» **What is needed**
The lines from the top of the material below through the line containing "const H = 632;" are to be printed exactly, with pictures omitted.

» **Source material**

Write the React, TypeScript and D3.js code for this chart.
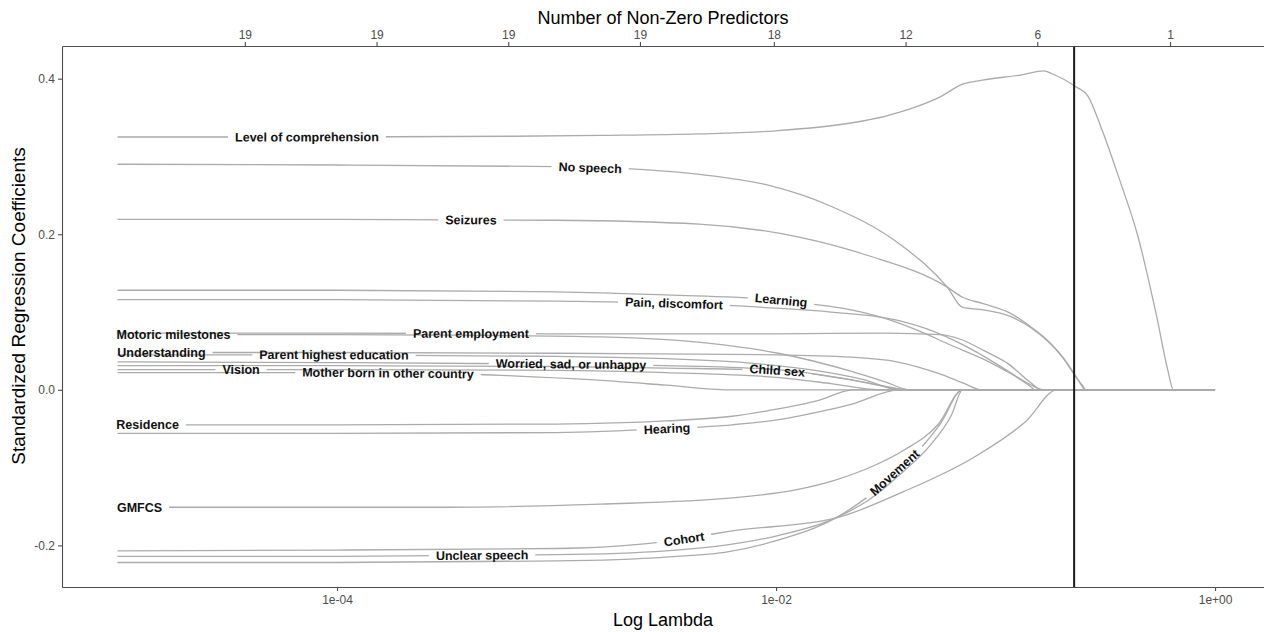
import { useEffect, useRef } from "react";
import * as d3 from "d3";

type Pt = [number, number];

const W = 1264;
const H = 632;

const predictorNames = [
  "Level of comprehension", "No speech", "Seizures", "Learning", "Pain, discomfort",
  "Parent employment", "Motoric milestones", "Understanding", "Parent highest education",
  "Worried, sad, or unhappy", "Child sex", "Vision", "Mother born in other country",
  "Residence", "Hearing", "GMFCS", "Cohort", "Unclear speech", "Movement",
];

// coefficient paths: [log10(lambda), standardized coefficient]
const levelOfComprehension: Pt[] = [[-5, 0.325], [-4, 0.325], [-3.2, 0.326], [-2.8, 0.327], [-2.35, 0.329], [-2.0, 0.333], [-1.66, 0.343], [-1.5, 0.352], [-1.36, 0.364], [-1.25, 0.377], [-1.15, 0.393], [-1.06, 0.398], [-0.88, 0.405], [-0.78, 0.41], [-0.74, 0.406], [-0.63, 0.389], [-0.58, 0.378], [-0.52, 0.338], [-0.43, 0.266], [-0.355, 0.201], [-0.265, 0.093], [-0.215, 0.025], [-0.19, 0], [0, 0]];
const noSpeech: Pt[] = [[-5, 0.29], [-4, 0.289], [-3, 0.287], [-2.6, 0.283], [-2.35, 0.277], [-2.05, 0.264], [-1.75, 0.236], [-1.44, 0.188], [-1.22, 0.132], [-1.15, 0.106], [-1.06, 0.103], [-0.93, 0.094], [-0.84, 0.08], [-0.75, 0.059], [-0.675, 0.034], [-0.645, 0.021], [-0.6, 0.004], [-0.59, 0], [0, 0]];
const seizures: Pt[] = [[-5, 0.219], [-4, 0.219], [-3, 0.218], [-2.35, 0.213], [-1.89, 0.196], [-1.585, 0.173], [-1.22, 0.132], [-1.15, 0.119], [-1.06, 0.111], [-0.93, 0.098], [-0.84, 0.081], [-0.75, 0.06], [-0.675, 0.035], [-0.645, 0.022], [-0.6, 0.002], [-0.595, 0], [0, 0]];
const learning: Pt[] = [[-5, 0.128], [-4, 0.128], [-3, 0.126], [-2.5, 0.122], [-2.0, 0.116], [-1.89, 0.112], [-1.7, 0.105], [-1.53, 0.094], [-1.36, 0.077], [-1.2, 0.057], [-1.06, 0.04], [-0.9, 0.016], [-0.83, 0.005], [-0.78, 0], [0, 0]];
const painDiscomfort: Pt[] = [[-5, 0.116], [-4, 0.116], [-3, 0.114], [-2.45, 0.111], [-2.0, 0.105], [-1.75, 0.1], [-1.44, 0.089], [-1.3, 0.077], [-1.15, 0.058], [-1.0, 0.034], [-0.9, 0.016], [-0.84, 0.004], [-0.82, 0], [0, 0]];
const parentEmployment: Pt[] = [[-5, 0.073], [-4, 0.073], [-3, 0.072], [-2.0, 0.072], [-1.5, 0.073], [-1.25, 0.071], [-1.16, 0.065], [-1.05, 0.05], [-0.94, 0.033], [-0.835, 0.008], [-0.79, 0], [0, 0]];
const motoricMilestones: Pt[] = [[-5, 0.071], [-4, 0.071], [-3.3, 0.07], [-2.8, 0.068], [-2.31, 0.06], [-1.99, 0.047], [-1.66, 0.024], [-1.5, 0.01], [-1.39, 0], [0, 0]];
const understanding: Pt[] = [[-5, 0.048], [-4, 0.048], [-3, 0.047], [-2.0, 0.045], [-1.66, 0.042], [-1.45, 0.036], [-1.26, 0.021], [-1.15, 0.009], [-1.06, 0], [0, 0]];
const parentEducation: Pt[] = [[-5, 0.045], [-4, 0.045], [-3, 0.043], [-2.5, 0.04], [-2.1, 0.034], [-1.8, 0.024], [-1.6, 0.013], [-1.44, 0], [0, 0]];
const worriedSad: Pt[] = [[-5, 0.036], [-4, 0.035], [-2.93, 0.033], [-2.5, 0.031], [-2.0, 0.026], [-1.7, 0.015], [-1.5, 0.004], [-1.42, 0], [0, 0]];
const childSex: Pt[] = [[-5, 0.031], [-4, 0.031], [-3, 0.03], [-2.5, 0.028], [-2.0, 0.025], [-1.8, 0.019], [-1.6, 0.01], [-1.385, 0], [0, 0]];
const vision: Pt[] = [[-5, 0.026], [-4, 0.026], [-3, 0.025], [-2.5, 0.022], [-2.0, 0.016], [-1.75, 0.008], [-1.53, 0], [0, 0]];
const motherBorn: Pt[] = [[-5, 0.022], [-4, 0.022], [-3.5, 0.021], [-3.2, 0.018], [-2.85, 0.013], [-2.5, 0.006], [-2.215, 0], [0, 0]];
const residence: Pt[] = [[-5, -0.045], [-4, -0.045], [-3, -0.044], [-2.5, -0.04], [-2.2, -0.034], [-2.04, -0.027], [-1.81, -0.014], [-1.65, 0], [0, 0]];
const hearing: Pt[] = [[-5, -0.056], [-4, -0.056], [-3, -0.055], [-2.5, -0.05], [-2.2, -0.045], [-1.98, -0.038], [-1.8, -0.028], [-1.65, -0.018], [-1.44, 0], [0, 0]];
const gmfcs: Pt[] = [[-5, -0.151], [-3.5, -0.151], [-2.8, -0.147], [-2.2, -0.139], [-1.9, -0.128], [-1.73, -0.116], [-1.55, -0.097], [-1.42, -0.078], [-1.26, -0.044], [-1.15, 0], [0, 0]];
const cohort: Pt[] = [[-5, -0.207], [-4, -0.206], [-3, -0.204], [-2.6, -0.198], [-2.42, -0.192], [-2.3, -0.186], [-2.215, -0.182], [-1.73, -0.165], [-1.42, -0.131], [-1.1, -0.087], [-0.86, -0.04], [-0.72, 0], [0, 0]];
const unclearSpeech: Pt[] = [[-5, -0.214], [-4, -0.214], [-3, -0.212], [-2.5, -0.207], [-2.215, -0.199], [-2.0, -0.188], [-1.73, -0.165], [-1.58, -0.142], [-1.42, -0.105], [-1.3, -0.072], [-1.2, -0.032], [-1.15, 0], [0, 0]];
const movement: Pt[] = [[-5, -0.222], [-4, -0.222], [-3, -0.22], [-2.5, -0.215], [-2.215, -0.208], [-2.0, -0.194], [-1.73, -0.165], [-1.58, -0.137], [-1.35, -0.078], [-1.25, -0.043], [-1.15, 0], [0, 0]];

const coefPaths = [
  levelOfComprehension, noSpeech, seizures, learning, painDiscomfort,
  parentEmployment, motoricMilestones, understanding, parentEducation,
  worriedSad, childSex, vision, motherBorn,
  residence, hearing, gmfcs, cohort, unclearSpeech, movement,
];

// log10(lambda) where each label sits on its own path
const labelAt = [-4.137, -2.847, -3.39, -1.977, -2.465, -3.39, -4.745, -4.8, -4.014, -2.934, -1.995, -4.437, -3.768, -4.863, -2.497, -4.9, -2.419, -3.339, -1.46];

const xTicks = [1e-4, 1e-2, 1];
const xTickLabels = ["1e-04", "1e-02", "1e+00"];
const yTicks = [-0.2, 0, 0.2, 0.4];
const topTickLog = [-4.42, -3.82, -3.22, -2.62, -2.01, -1.41, -0.81, -0.205];
const nonZeroCounts = [19, 19, 19, 19, 18, 12, 6, 1];
const chosenLogLambda = -0.642;

const FONT = "'Liberation Sans', Arial, Helvetica, sans-serif";

export default function App() {
  const svgRef = useRef<SVGSVGElement>(null);

  useEffect(() => {
    const left = 62, right = 1264, top = 46, bottom = 587;

    const x = d3.scaleLog().domain([10 ** -5.253, 10 ** 0.223]).range([left, right]);
    const y = d3.scaleLinear().domain([-0.2535, 0.442]).range([bottom, top]);

    const svg = d3.select(svgRef.current).html(null);
    const defs = svg.append("defs");

    const line = d3.line<Pt>()
      .x(d => x(10 ** d[0]))
      .y(d => y(d[1]))
      .curve(d3.curveMonotoneX);

    // pixel y of a path at pixel x (linear between points)
    const yAt = (pts: Pt[], px: number) => {
      const xs = pts.map(p => x(10 ** p[0]));
      if (px <= xs[0]) return y(pts[0][1]);
      for (let k = 1; k < xs.length; k++) {
        if (px <= xs[k]) {
          const t = (px - xs[k - 1]) / (xs[k] - xs[k - 1]);
          return y(pts[k - 1][1] + t * (pts[k][1] - pts[k - 1][1]));
        }
      }
      return y(pts[pts.length - 1][1]);
    };

    const gLines = svg.append("g");
    const vline = svg.append("g");
    const gLabels = svg.append("g");

    coefPaths.forEach((pts, i) => {
      const txt = gLabels.append("text")
        .attr("text-anchor", "middle")
        .attr("dy", "0.35em")
        .style("font-family", FONT)
        .style("font-size", "12.5px")
        .style("font-weight", "bold")
        .attr("fill", "#111")
        .text(predictorNames[i]);
      const tw = (txt.node() as SVGTextElement).getComputedTextLength();

      const cx = x(10 ** labelAt[i]);
      const cy = yAt(pts, cx);
      let ang = 0;
      for (let it = 0; it < 3; it++) {
        const half = (tw / 2) * Math.cos(ang);
        const y1 = yAt(pts, cx - half);
        const y2 = yAt(pts, cx + half);
        ang = Math.atan2(y2 - y1, 2 * half);
      }
      const deg = (ang * 180) / Math.PI;
      txt.attr("transform", `translate(${cx},${cy}) rotate(${deg})`);

      const mask = defs.append("mask")
        .attr("id", `gap-${i}`)
        .attr("maskUnits", "userSpaceOnUse")
        .attr("x", 0).attr("y", 0).attr("width", W).attr("height", H);
      mask.append("rect").attr("x", 0).attr("y", 0).attr("width", W).attr("height", H).attr("fill", "white");
      const pad = 7;
      mask.append("rect")
        .attr("x", -tw / 2 - pad).attr("y", -8)
        .attr("width", tw + 2 * pad).attr("height", 16)
        .attr("fill", "black")
        .attr("transform", `translate(${cx},${cy}) rotate(${deg})`);

      gLines.append("path")
        .attr("d", line(pts))
        .attr("fill", "none")
        .attr("stroke", "#ababab")
        .attr("stroke-width", 1.3)
        .attr("mask", `url(#gap-${i})`);
    });

    // selected lambda
    vline.append("line")
      .attr("x1", x(10 ** chosenLogLambda)).attr("x2", x(10 ** chosenLogLambda))
      .attr("y1", top).attr("y2", bottom)
      .attr("stroke", "#1a1a1a")
      .attr("stroke-width", 2);

    const styleAxis = (g: d3.Selection<SVGGElement, unknown, null, undefined>) => {
      g.select(".domain").attr("stroke", "#4d4d4d").attr("stroke-width", 1.1);
      g.selectAll(".tick line").attr("stroke", "#4d4d4d").attr("stroke-width", 1.1);
      g.selectAll(".tick text")
        .attr("fill", "#4d4d4d")
        .style("font-family", FONT)
        .style("font-size", "12px");
    };

    svg.append("g")
      .attr("transform", `translate(${left},0)`)
      .call(d3.axisLeft(y).tickValues(yTicks).tickFormat(d => (+d).toFixed(1)).tickSize(4).tickSizeOuter(0).tickPadding(3))
      .call(styleAxis);

    svg.append("g")
      .attr("transform", `translate(0,${bottom})`)
      .call(d3.axisBottom(x).tickValues(xTicks).tickFormat((_d, k) => xTickLabels[k]).tickSize(4).tickSizeOuter(0).tickPadding(4))
      .call(styleAxis);

    svg.append("g")
      .attr("transform", `translate(0,${top})`)
      .call(d3.axisTop(x).tickValues(topTickLog.map(v => 10 ** v)).tickFormat((_d, k) => String(nonZeroCounts[k])).tickSize(4).tickSizeOuter(0).tickPadding(3))
      .call(styleAxis);

    const title = (tx: number, ty: number, text: string, rot = 0, size = 18) =>
      svg.append("text")
        .attr("transform", `translate(${tx},${ty}) rotate(${rot})`)
        .attr("text-anchor", "middle")
        .attr("dy", "0.35em")
        .style("font-family", FONT)
        .style("font-size", `${size}px`)
        .attr("fill", "#000")
        .text(text);

    title((left + right) / 2, 18, "Number of Non-Zero Predictors");
    title((left + right) / 2, 620, "Log Lambda");
    title(18, 306, "Standardized Regression Coefficients", -90, 19);
  }, []);

  return (
    <svg
      ref={svgRef}
      width={W}
      height={H}
      style={{ position: "absolute", left: 0, top: 0, background: "#fff", display: "block" }}
    />
  );
}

» **Answer in full**
Write the React, TypeScript and D3.js code for this chart.
import { useEffect, useRef } from "react";
import * as d3 from "d3";

type Pt = [number, number];

const W = 1264;
const H = 632;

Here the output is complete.